Coastal Waters: It may sound daunting but Hellfire corner, St Margaret’s Bay, Dover is great all year round as is Tide Mills in Newhaven, East Sussex. Cuckmere Meanders in Sussex, where the oxbow lakes are cut off from the main stream and sea, is very safe with no tide or current; a great setting with the option of sea swimming as well.
South West England
Inland Waters: For some wonderful river swimming try the Fowey, Dart and Barlein in Devon and Cornwall’s Areas of Outstanding Natural Beauty at Dartmoor, Exmoor and Bodmin. Some of the prettiest chalk streams, pools and weirs can be found in Somerset, Dorset and the New Forest. Try Warleigh Weir near Claverton in Somerset with secluded spots just a short walk down the river.
Coastal Waters: It’s always a mini-adventure here with a craggy coastline and hidden coves to discover. Lansallos Cove at Polperro in Cornwall is sheltered with fresh clear water. West Bay East Beach near Bridport, Dorset offers 2 shingle beaches plus a lifeguard in the summer holidays. At the most southerly tip of Devon is Moor Sands, a very tempting and remote spot.
Inland Waters: Enjoy waterfall, quarry pools and the gorges of Snowdonia amidst a magical landscape. To get a bit higher go to Llyn-y-Fan Fach in the shadow of the Black Mountains and home to a legendary nymph! Horsehoe Falls in the Brecon Beacons are a set of forested plunge pools and gorges, so incredibly dramatic.
Coastal Waters: Here are some places off the beaten track. Porth Wen at Bull Bay on the Gower Peninsula with a blue pool carved out of the rock is thought to be one of the best plunge pools in Britain. The Pembrokeshire Coast has spectacular caves, islands and secret beaches. Cardigan Bay boasts a crescent shaped coastline, perfect to take your dog swimming. You may see the resident dolphins too!

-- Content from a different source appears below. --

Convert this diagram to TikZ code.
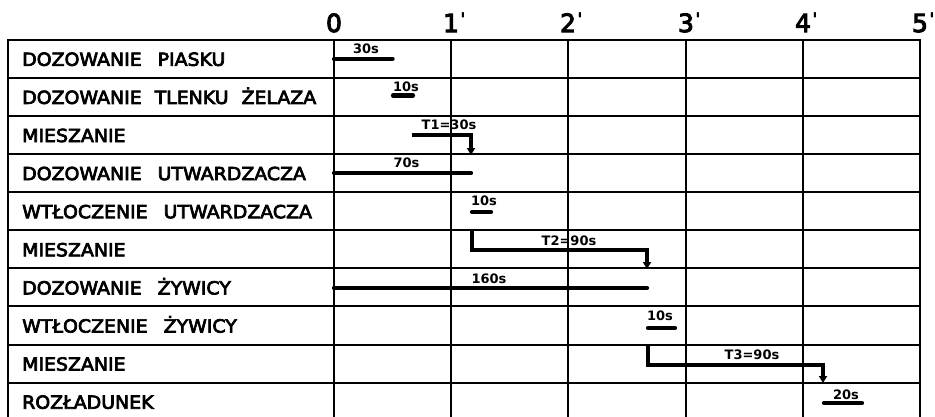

A magical landscape that includes the Pennines with the Peak District at its centre and a host of enchanting mermaid pools. On a bend of the River Derwent there are long stretches of still water where you can also enjoy fantastic Chatsworth parkland views. Near Ross-on-Wye there are small sandy bays at Symonds Yat and further north is Carding Mill Valley Reservoir in Shropshire.
North West England
Home to the UNESCO designated Lake District with over 16 stretches of water to choose from as well as rivers and lofty tarns. Try spectacular Wastwater, with shelved beaches and stunning scenery, or Peel Island on Coniston with a rocky headland and sandy coves. Loughrigg Tarn is a beautiful, small and relatively warm body of water at the foot of the Langdale Pikes. Gaddings Dam near Todmorden, Yorkshire offers England’s highest beach, and in Cheshire at Ellesmere there’s an area of nine glacial meres (Colemere is the most beautiful and remote!).
North East England
Broomlee Lough in Northumberland is a large open tarn below a crag, once one of the great forts of Hadrian’s Wall. Along the delightful River Coquet there’s easy access from the banks and at Featherstone there is a great swimming spot on the South Tyne near the castle. In the Yorkshire Dales you can swim at the foot of England’s highest unbroken waterfall: Hardraw Force, or go to Bolton Abbey with a popular stretch of river off the beach in front of the Priory ruins.
Inland Waters: Loch Ness has to be top of your list. Although chilly there are lots of quiet spots to enjoy the stunning surroundings – just watch out for Nessie! Immerse yourselves in the magic of the Fairy Pools on the Isle of Skye with crystal clear water straight from the mountains. In the heart of the Cairngorms is Loch Morlich: a magnificent setting with a cafe to enjoy afterwards.
Coastal Waters: With over 6,000 miles of coast you’ll be spoilt for choice. Around the Orkney Islands you can swim in the Atlantic one day and the Bay of Skaill in the North Sea on another. On the west coast you will find Arisaig stretching out to the north; it’s full of warm inlets influenced by the Gulf Stream.